Dá-me, logo ao levantar e em cada dia que desperto para a vida, um pensamento elevado e faz que o reviva constantemente, para que todos os seus momentos sejam uma Oração!

Que tudo ordene para ti: os meus pensamentos, as minhas palavras e as minhas acções!...

Sabes que me revolto contra quem me fere e me persegue. Que borbulha na minha alma uma ânsia de chicotear quantos injustamente me perseguem sem eu saber por quê. Mas mal o teu sorriso vem ao de cima dos meus sentimentos, esqueço o mal que me fazem e a todos desculpo... Por isso,


Perdoa-me todas as minhas ofensas...


E todo o mal que fiz! E todo o bem que mão fiz ou não soube fazer!


Tentei viver em comunhão espiritual com todos os homens! Senti quase sempre a inquietação das almas e dos povos. A grande maioria deles não passa de galhos secos, sem uma vida digna! Não conhecem a seiva divina que alimenta e robustece os ramos viçosos dos grandes ideais.

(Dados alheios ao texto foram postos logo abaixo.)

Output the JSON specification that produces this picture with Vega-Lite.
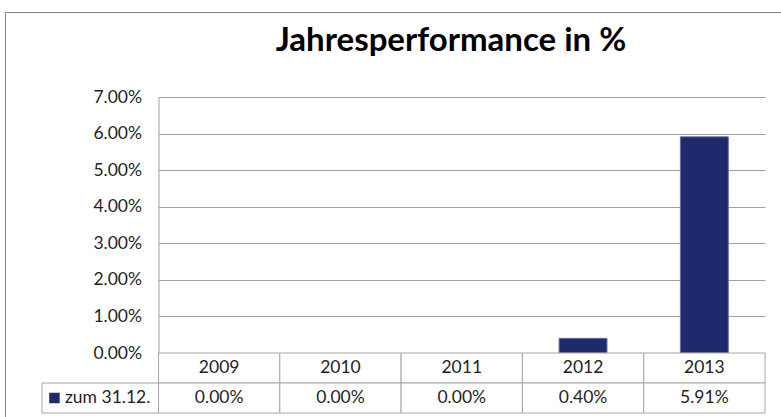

Quantas vezes a estiagem não entra dentro de mim, quantas?


Eu quero emendar-me e registar todos os meus erros e defeitos,


fazendo sobre todos uma crítica honesta e construtiva. Mas, por tudo Te peço,_


Não me deixes cair em tentação!...


Quero expiar as minhas culpas e as alheias, pois sou responsável por todos os que sofrem, mesmo que não tenha sido o culpado dos seus sofrimentos.


Não me deixes cair em tentação e evita as preocupações da minha alma, que tudo destroiem e nada edificam. Que deixam nela sulcos a sangrar e entorpecem o vigor dos sentimentos! Por isso te peço: deixa--me viver a serenidade desta tarde. Comungar a beleza dos pinheiros e a inquietação do mar e


Livra-me de todo o mal!...


E quando, serenamente, a morte me vier buscar, faz que nessa hora derradeira eu bendiga ainda o teu nome. E que para todo o sempre ele seja bendito, entre todos os homens e coisas que criaste.


Bendito, como este sofrimento todo feito de injustiças e invejas, que eu julgo não merecer e que os meus irmãos mão mereciam também...



S. Pedro de Moel, 10 de Agosto de 1970.